As a parent, you worry about your children every day. They are never far from your thoughts, and when you create your estate plan, you should consider what will happen to your minor children. Of course, this means using estate planning instruments like wills and trusts. It also means naming a guardian if children are below the age of 18.
Why should I name a guardian?
Without a named guardian, your children could be involved the Virginia child welfare system for at least a short period of time until a family member steps up to care for them. If no one is willing or able to care for your child, then the child could remain in the foster care system indefinitely until they reach the age of majority. Conversely, if multiple people want to step up, your child could be a ward of the state until a judge in the Juvenile and Domestic Relations Court resolves the situation. Preemptively naming a guardian can make it easier for your child to transition into a new situation after your death or incapacity.
What do guardians do?
If both parents die or become incapacitated, the guardian steps into the role of the parent.
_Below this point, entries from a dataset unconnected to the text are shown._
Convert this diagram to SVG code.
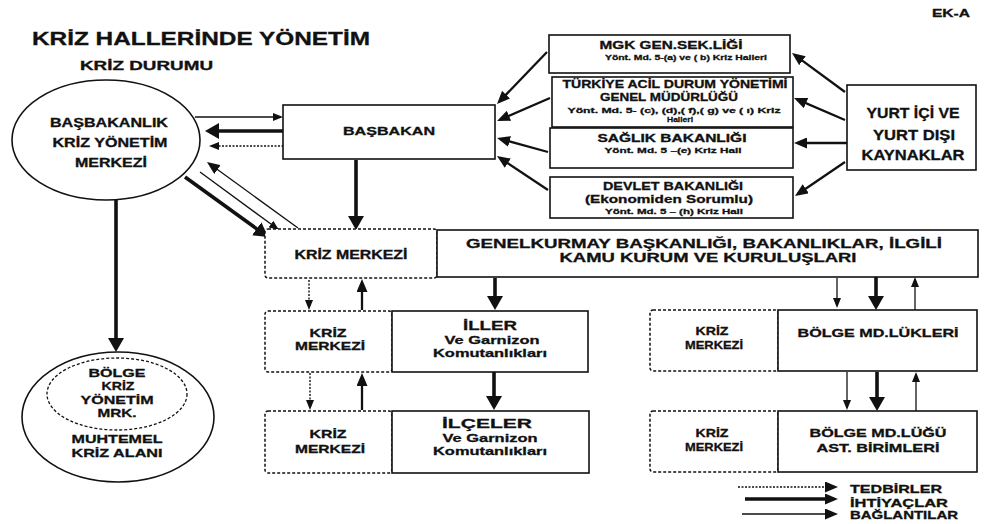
<svg xmlns="http://www.w3.org/2000/svg" width="984" height="524" viewBox="0 0 984 524">
<style>
.t{font-family:"Liberation Sans",Arial,Helvetica,sans-serif;font-weight:bold;fill:#111;stroke:#111;stroke-width:0.3;text-anchor:middle}
.s{text-anchor:start}
.box{fill:#fff;stroke:#111;stroke-width:1.6}
.dbox{fill:#fff;stroke:#111;stroke-width:1.5;stroke-dasharray:3 2}
.ell{fill:#fff;stroke:#111;stroke-width:1.6}
.dell{fill:none;stroke:#111;stroke-width:1.3;stroke-dasharray:3 2}
.thick{stroke:#111;stroke-width:3.6;fill:none}
.med{stroke:#111;stroke-width:2.3;fill:none}
.thin{stroke:#111;stroke-width:1.3;fill:none}
.dot{stroke:#111;stroke-width:1.4;stroke-dasharray:2 1.5;fill:none}
</style>
<defs>
<marker id="b" viewBox="0 0 14 16" refX="10" refY="8" markerWidth="14" markerHeight="16" markerUnits="userSpaceOnUse" orient="auto"><path d="M0,0 L14,8 L0,16 z" fill="#111"/></marker>
<marker id="m" viewBox="0 0 13 11" refX="9" refY="5.5" markerWidth="13" markerHeight="11" markerUnits="userSpaceOnUse" orient="auto"><path d="M0,0 L13,5.5 L0,11 z" fill="#111"/></marker>
<marker id="s" viewBox="0 0 10 8" refX="8" refY="4" markerWidth="10" markerHeight="8" markerUnits="userSpaceOnUse" orient="auto"><path d="M0,0 L10,4 L0,8 z" fill="#111"/></marker>
</defs>
<rect width="984" height="524" fill="#fff"/>

<g id="titles">
<text class="t s" x="32" y="45" font-size="17.5" textLength="338" lengthAdjust="spacingAndGlyphs">KRİZ HALLERİNDE YÖNETİM</text>
<text class="t s" x="80" y="70" font-size="12" textLength="133" lengthAdjust="spacingAndGlyphs">KRİZ DURUMU</text>
<text class="t s" x="932" y="17" font-size="11" textLength="38" lengthAdjust="spacingAndGlyphs">EK-A</text>
</g>

<g id="connectors">
<line class="thin" x1="195" y1="117" x2="281" y2="117" marker-end="url(#s)"/>
<line class="thick" x1="283" y1="131" x2="209" y2="131" marker-end="url(#b)"/>
<line class="dot" x1="287" y1="146" x2="211" y2="146" marker-end="url(#s)"/>
<line class="thick" x1="185" y1="177" x2="264.8" y2="234.7" marker-end="url(#b)"/>
<line class="thin" x1="200" y1="172" x2="277.4" y2="228.8" marker-end="url(#s)"/>
<line class="thin" x1="298" y1="228" x2="210.2" y2="164.3" marker-end="url(#m)"/>
<line class="thick" x1="356" y1="160" x2="356" y2="226" marker-end="url(#b)"/>
<line class="thick" x1="116" y1="200" x2="116" y2="348" marker-end="url(#b)"/>

<line class="med" x1="547" y1="52" x2="499.8" y2="101.1" marker-end="url(#m)"/>
<line class="med" x1="550" y1="98" x2="500.7" y2="119.4" marker-end="url(#m)"/>
<line class="med" x1="548" y1="152" x2="500.9" y2="139.1" marker-end="url(#m)"/>
<line class="med" x1="548" y1="190" x2="500.3" y2="158.2" marker-end="url(#m)"/>
<line class="med" x1="845" y1="92" x2="795.2" y2="55.4" marker-end="url(#m)"/>
<line class="med" x1="845" y1="120" x2="797.7" y2="99.6" marker-end="url(#m)"/>
<line class="med" x1="847" y1="143" x2="798" y2="143" marker-end="url(#m)"/>
<line class="med" x1="845" y1="162" x2="798.3" y2="193.8" marker-end="url(#m)"/>

<line class="dot" x1="309" y1="280" x2="309" y2="308" marker-end="url(#s)"/>
<line class="med" x1="362" y1="310" x2="362" y2="283" marker-end="url(#m)"/>
<line class="thick" x1="495" y1="278" x2="495" y2="306" marker-end="url(#b)"/>
<line class="dot" x1="310" y1="373" x2="310" y2="408" marker-end="url(#s)"/>
<line class="med" x1="362" y1="410" x2="362" y2="377" marker-end="url(#m)"/>
<line class="thick" x1="494" y1="372" x2="494" y2="406" marker-end="url(#b)"/>

<line class="thin" x1="837" y1="278" x2="837" y2="306" marker-end="url(#s)"/>
<line class="thick" x1="876" y1="277" x2="876" y2="306" marker-end="url(#b)"/>
<line class="thin" x1="915" y1="310" x2="915" y2="279" marker-end="url(#s)"/>
<line class="thin" x1="847" y1="372" x2="847" y2="408" marker-end="url(#s)"/>
<line class="thick" x1="877" y1="372" x2="877" y2="407" marker-end="url(#b)"/>
<line class="thin" x1="916" y1="411" x2="916" y2="374" marker-end="url(#s)"/>
</g>

<g id="bbkym">
<ellipse class="ell" cx="106" cy="140" rx="94" ry="60"/>
<text class="t" x="109" y="127" font-size="12" textLength="118" lengthAdjust="spacingAndGlyphs">BAŞBAKANLIK</text>
<text class="t" x="110" y="147" font-size="12" textLength="115" lengthAdjust="spacingAndGlyphs">KRİZ YÖNETİM</text>
<text class="t" x="111" y="167" font-size="12" textLength="72" lengthAdjust="spacingAndGlyphs">MERKEZİ</text>
</g>

<g id="basbakan">
<rect class="box" x="283" y="105" width="212" height="54"/>
<text class="t" x="389" y="135" font-size="11.5" textLength="92" lengthAdjust="spacingAndGlyphs">BAŞBAKAN</text>
</g>

<g id="mgk">
<rect class="box" x="549" y="35" width="241" height="38"/>
<text class="t" x="671" y="49" font-size="10.5" textLength="143" lengthAdjust="spacingAndGlyphs">MGK GEN.SEK.LİĞİ</text>
<text class="t" x="686" y="60" font-size="7.5" textLength="162" lengthAdjust="spacingAndGlyphs">Yönt. Md. 5-(a) ve ( b) Kriz Halleri</text>
</g>

<g id="tadym">
<rect class="box" x="552" y="77" width="241" height="50"/>
<text class="t" x="675" y="88" font-size="10.5" textLength="225" lengthAdjust="spacingAndGlyphs">TÜRKİYE ACİL DURUM YÖNETİMİ</text>
<text class="t" x="669" y="101" font-size="10.5" textLength="138" lengthAdjust="spacingAndGlyphs">GENEL MÜDÜRLÜĞÜ</text>
<text class="t" x="674" y="113" font-size="7.5" textLength="213" lengthAdjust="spacingAndGlyphs">Yönt. Md. 5- (c), (d),( f),( g) ve ( ı) Kriz</text>
<text class="t" x="680" y="122" font-size="7.5" textLength="26" lengthAdjust="spacingAndGlyphs">Halleri</text>
</g>

<g id="saglik">
<rect class="box" x="550" y="128" width="243" height="40"/>
<text class="t" x="672" y="142" font-size="10.5" textLength="149" lengthAdjust="spacingAndGlyphs">SAĞLIK BAKANLIĞI</text>
<text class="t" x="673" y="153" font-size="7.5" textLength="137" lengthAdjust="spacingAndGlyphs">Yönt. Md. 5 –(e) Kriz Hali</text>
</g>

<g id="devlet">
<rect class="box" x="550" y="177" width="243" height="41"/>
<text class="t" x="673" y="190" font-size="10.5" textLength="140" lengthAdjust="spacingAndGlyphs">DEVLET BAKANLIĞI</text>
<text class="t" x="669" y="203" font-size="10.5" textLength="168" lengthAdjust="spacingAndGlyphs">(Ekonomiden Sorumlu)</text>
<text class="t" x="674" y="214" font-size="7.5" textLength="138" lengthAdjust="spacingAndGlyphs">Yönt. Md. 5 – (h) Kriz Hali</text>
</g>

<g id="yurt">
<rect class="box" x="847" y="85" width="129" height="85"/>
<text class="t" x="913" y="118" font-size="14" textLength="93" lengthAdjust="spacingAndGlyphs">YURT İÇİ VE</text>
<text class="t" x="914" y="140" font-size="14" textLength="82" lengthAdjust="spacingAndGlyphs">YURT DIŞI</text>
<text class="t" x="913" y="160" font-size="14" textLength="103" lengthAdjust="spacingAndGlyphs">KAYNAKLAR</text>
</g>

<g id="km1">
<rect class="dbox" x="265" y="229" width="172" height="49" rx="3"/>
<text class="t" x="351" y="259" font-size="12" textLength="113" lengthAdjust="spacingAndGlyphs">KRİZ MERKEZİ</text>
</g>

<g id="genelkurmay">
<rect class="box" x="437" y="230" width="541" height="47"/>
<text class="t" x="704" y="248" font-size="13" textLength="476" lengthAdjust="spacingAndGlyphs">GENELKURMAY BAŞKANLIĞI, BAKANLIKLAR, İLGİLİ</text>
<text class="t" x="708" y="262" font-size="13" textLength="297" lengthAdjust="spacingAndGlyphs">KAMU KURUM VE KURULUŞLARI</text>
</g>

<g id="km2">
<rect class="dbox" x="265" y="311" width="127" height="61" rx="3"/>
<text class="t" x="328" y="337" font-size="11" textLength="37" lengthAdjust="spacingAndGlyphs">KRİZ</text>
<text class="t" x="330" y="350" font-size="11" textLength="70" lengthAdjust="spacingAndGlyphs">MERKEZİ</text>
</g>

<g id="iller">
<rect class="box" x="392" y="311" width="196" height="61"/>
<text class="t" x="490" y="330" font-size="13.5" textLength="54" lengthAdjust="spacingAndGlyphs">İLLER</text>
<text class="t" x="492" y="344" font-size="11" textLength="95" lengthAdjust="spacingAndGlyphs">Ve Garnizon</text>
<text class="t" x="490" y="357" font-size="11" textLength="114" lengthAdjust="spacingAndGlyphs">Komutanlıkları</text>
</g>

<g id="km3">
<rect class="dbox" x="265" y="411" width="127" height="62" rx="3"/>
<text class="t" x="328" y="438" font-size="11" textLength="37" lengthAdjust="spacingAndGlyphs">KRİZ</text>
<text class="t" x="330" y="453" font-size="11" textLength="70" lengthAdjust="spacingAndGlyphs">MERKEZİ</text>
</g>

<g id="ilceler">
<rect class="box" x="392" y="411" width="197" height="62"/>
<text class="t" x="487" y="428" font-size="13.5" textLength="90" lengthAdjust="spacingAndGlyphs">İLÇELER</text>
<text class="t" x="490" y="442" font-size="11" textLength="95" lengthAdjust="spacingAndGlyphs">Ve Garnizon</text>
<text class="t" x="490" y="455" font-size="11" textLength="114" lengthAdjust="spacingAndGlyphs">Komutanlıkları</text>
</g>

<g id="km4">
<rect class="dbox" x="650" y="310" width="128" height="61" rx="3"/>
<text class="t" x="712" y="335" font-size="11" textLength="33" lengthAdjust="spacingAndGlyphs">KRİZ</text>
<text class="t" x="714" y="349" font-size="11" textLength="58" lengthAdjust="spacingAndGlyphs">MERKEZİ</text>
</g>

<g id="bolgemd">
<rect class="box" x="778" y="310" width="199" height="61"/>
<text class="t" x="878" y="337" font-size="11.5" textLength="161" lengthAdjust="spacingAndGlyphs">BÖLGE MD.LÜKLERİ</text>
</g>

<g id="km5">
<rect class="dbox" x="650" y="411" width="128" height="61" rx="3"/>
<text class="t" x="712" y="437" font-size="11" textLength="33" lengthAdjust="spacingAndGlyphs">KRİZ</text>
<text class="t" x="714" y="451" font-size="11" textLength="58" lengthAdjust="spacingAndGlyphs">MERKEZİ</text>
</g>

<g id="bolgeast">
<rect class="box" x="778" y="411" width="199" height="61"/>
<text class="t" x="878" y="437" font-size="11.5" textLength="137" lengthAdjust="spacingAndGlyphs">BÖLGE MD.LÜĞÜ</text>
<text class="t" x="878" y="452" font-size="11.5" textLength="123" lengthAdjust="spacingAndGlyphs">AST. BİRİMLERİ</text>
</g>

<g id="kriz-alani">
<ellipse class="ell" cx="118" cy="417" rx="96" ry="65"/>
<ellipse class="dell" cx="117" cy="394" rx="70" ry="36"/>
<text class="t" x="117" y="377" font-size="11.5" textLength="57" lengthAdjust="spacingAndGlyphs">BÖLGE</text>
<text class="t" x="118" y="390" font-size="11.5" textLength="33" lengthAdjust="spacingAndGlyphs">KRİZ</text>
<text class="t" x="117" y="404" font-size="11.5" textLength="73" lengthAdjust="spacingAndGlyphs">YÖNETİM</text>
<text class="t" x="117" y="417" font-size="11.5" textLength="39" lengthAdjust="spacingAndGlyphs">MRK.</text>
<text class="t" x="117" y="443" font-size="11.5" textLength="91" lengthAdjust="spacingAndGlyphs">MUHTEMEL</text>
<text class="t" x="117" y="457" font-size="11.5" textLength="91" lengthAdjust="spacingAndGlyphs">KRİZ ALANI</text>
</g>

<g id="legend">
<line class="dot" x1="738" y1="487" x2="834" y2="487" marker-end="url(#m)"/>
<line class="thick" x1="745" y1="499" x2="834" y2="499" marker-end="url(#m)"/>
<line class="thin" x1="742" y1="514" x2="834" y2="514" marker-end="url(#m)"/>
<text class="t s" x="850" y="493" font-size="11" textLength="92" lengthAdjust="spacingAndGlyphs">TEDBİRLER</text>
<text class="t s" x="850" y="507" font-size="11" textLength="98" lengthAdjust="spacingAndGlyphs">İHTİYAÇLAR</text>
<text class="t s" x="850" y="519" font-size="11" textLength="108" lengthAdjust="spacingAndGlyphs">BAĞLANTILAR</text>
</g>
</svg>
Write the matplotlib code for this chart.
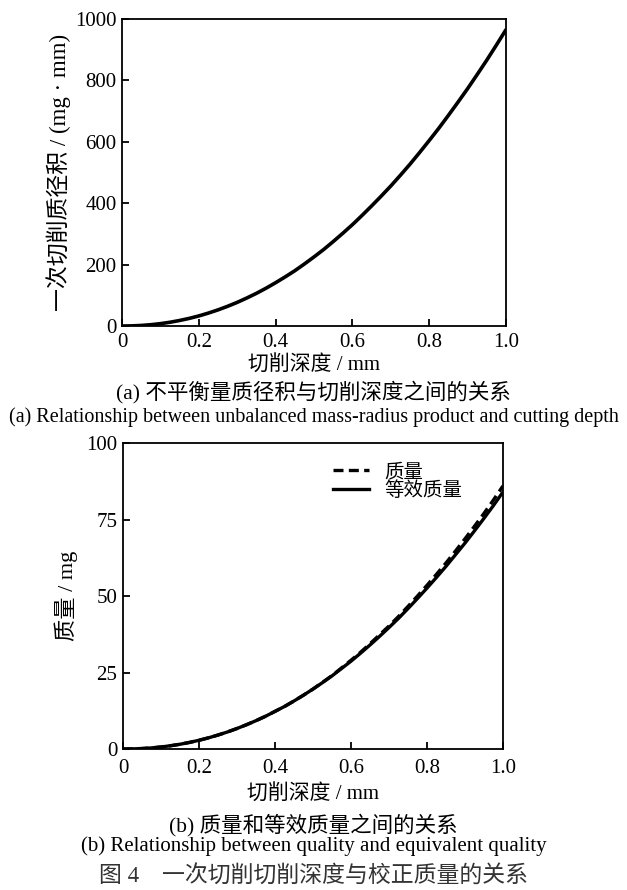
import matplotlib
matplotlib.use("Agg")
import matplotlib.pyplot as plt

FONT = ['Liberation Serif', 'Noto Sans CJK SC']
plt.rcParams['font.family'] = FONT

# Data
depth = [0.0, 0.025, 0.05, 0.075, 0.1, 0.125, 0.15, 0.175, 0.2, 0.225, 0.25,
         0.275, 0.3, 0.325, 0.35, 0.375, 0.4, 0.425, 0.45, 0.475, 0.5,
         0.525, 0.55, 0.575, 0.6, 0.625, 0.65, 0.675, 0.7, 0.725, 0.75,
         0.775, 0.8, 0.825, 0.85, 0.875, 0.9, 0.925, 0.95, 0.975, 1.0]
mass_radius = [0, 0.4, 1.8, 4.2, 7.7, 12.2, 18.0, 24.8, 32.8, 42.1, 52.5,
               64.2, 77.0, 91.2, 106.4, 123, 141, 160, 180, 202, 225,
               249, 275, 302, 330, 360, 391, 423, 456, 491, 527,
               565, 604, 644, 686, 729, 773, 819, 866, 915, 965]
equiv_mass = [0, 0.04, 0.16, 0.36, 0.67, 1.07, 1.56, 2.16, 2.86, 3.66, 4.57,
              5.58, 6.71, 7.94, 9.27, 10.7, 12.3, 13.9, 15.7, 17.6, 19.6,
              21.7, 23.9, 26.3, 28.7, 31.3, 34.0, 36.8, 39.7, 42.7, 45.9,
              49.2, 52.6, 56.1, 59.7, 63.5, 67.3, 71.3, 75.4, 79.6, 84.0]
mass = [0, 0.04, 0.16, 0.36, 0.67, 1.07, 1.56, 2.16, 2.86, 3.66, 4.57,
        5.58, 6.71, 7.94, 9.27, 10.7, 12.3, 13.9, 15.7, 17.6, 19.6,
        21.8, 24.0, 26.5, 29.0, 31.6, 34.4, 37.3, 40.2, 43.3, 46.6,
        50.0, 53.5, 57.1, 60.8, 64.7, 68.7, 72.8, 77.0, 81.4, 86.0]
xticks = [0, 0.2, 0.4, 0.6, 0.8, 1.0]
xticklabels = ['0', '0.2', '0.4', '0.6', '0.8', '1.0']
yticks_a = [0, 200, 400, 600, 800, 1000]
yticks_b = [0, 25, 50, 75, 100]

fig = plt.figure(figsize=(6.27, 8.90), dpi=100)

def style(ax, xpad):
    for s in ax.spines.values():
        s.set_linewidth(1.3)
    ax.tick_params(direction='in', length=5, width=1.3, labelsize=15,
                   top=False, right=False)
    ax.tick_params(axis='x', pad=xpad)
    ax.tick_params(axis='y', pad=4)
    for lab in ax.get_xticklabels() + ax.get_yticklabels():
        lab.set_family(FONT)

ax1 = fig.add_axes([0.1946, 0.6337, 0.6124, 0.3450])
ax1.plot(depth, mass_radius, color='black', lw=2.6, solid_capstyle='round')
ax1.set_xlim(0, 1.0)
ax1.set_ylim(0, 1000)
ax1.set_xticks(xticks)
ax1.set_xticklabels(xticklabels)
ax1.set_yticks(yticks_a)
ax1.set_xlabel('切削深度 / mm', fontsize=15, labelpad=2)
ax1.set_ylabel('一次切削质径积 / (mg · mm)', fontsize=16.5, labelpad=3)
style(ax1, 5)

ax2 = fig.add_axes([0.1962, 0.1584, 0.606, 0.3438])
ax2.plot(depth, mass, color='black', lw=2.4, ls=(0, (3, 1.6)), label='质量')
ax2.plot(depth, equiv_mass, color='black', lw=2.4, label='等效质量')
ax2.set_xlim(0, 1.0)
ax2.set_ylim(0, 100)
ax2.set_xticks(xticks)
ax2.set_xticklabels(xticklabels)
ax2.set_yticks(yticks_b)
ax2.set_xlabel('切削深度 / mm', fontsize=15, labelpad=4)
ax2.set_ylabel('质量 / mg', fontsize=16, labelpad=6)
style(ax2, 7)
leg = ax2.legend(loc='upper left', bbox_to_anchor=(0.527, 0.965), frameon=False,
                 handlelength=1.85, handletextpad=0.8, borderpad=0,
                 labelspacing=0.0, prop={'family': FONT, 'size': 14})

fig.text(0.5, 0.5596, '(a) 不平衡量质径积与切削深度之间的关系', ha='center', va='center', fontsize=15.5)
fig.text(0.5, 0.5315, '(a) Relationship between unbalanced mass-radius product and cutting depth',
         ha='center', va='center', fontsize=14.5)
fig.text(0.5, 0.073, '(b) 质量和等效质量之间的关系', ha='center', va='center', fontsize=15.5)
fig.text(0.5, 0.0494, '(b) Relationship between quality and equivalent quality',
         ha='center', va='center', fontsize=15)
fig.text(0.5, 0.0155, '图 4　一次切削切削深度与校正质量的关系', ha='center', va='center',
         fontsize=16.5, color='#333333')

fig.savefig('out.png', dpi=100)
They take over the responsibility to care for your child and make decisions regarding the child’s living situation, education, and medical care.
Choosing the right person
Choosing the right guardian is a personal decision. Some parents choose the child’s grandparents, aunts, uncles, or siblings who are over the age of majority. You must also speak with that guardian to make sure they are willing and able to take the responsibility of caring for your child, and you should consider multiple backup guardians in case the primary guardian cannot do so.
Planning for the needs of your children is a hard conversation. However, your estate planning attorney can help walk you through the process, including selecting a guardian and funding the care of your children.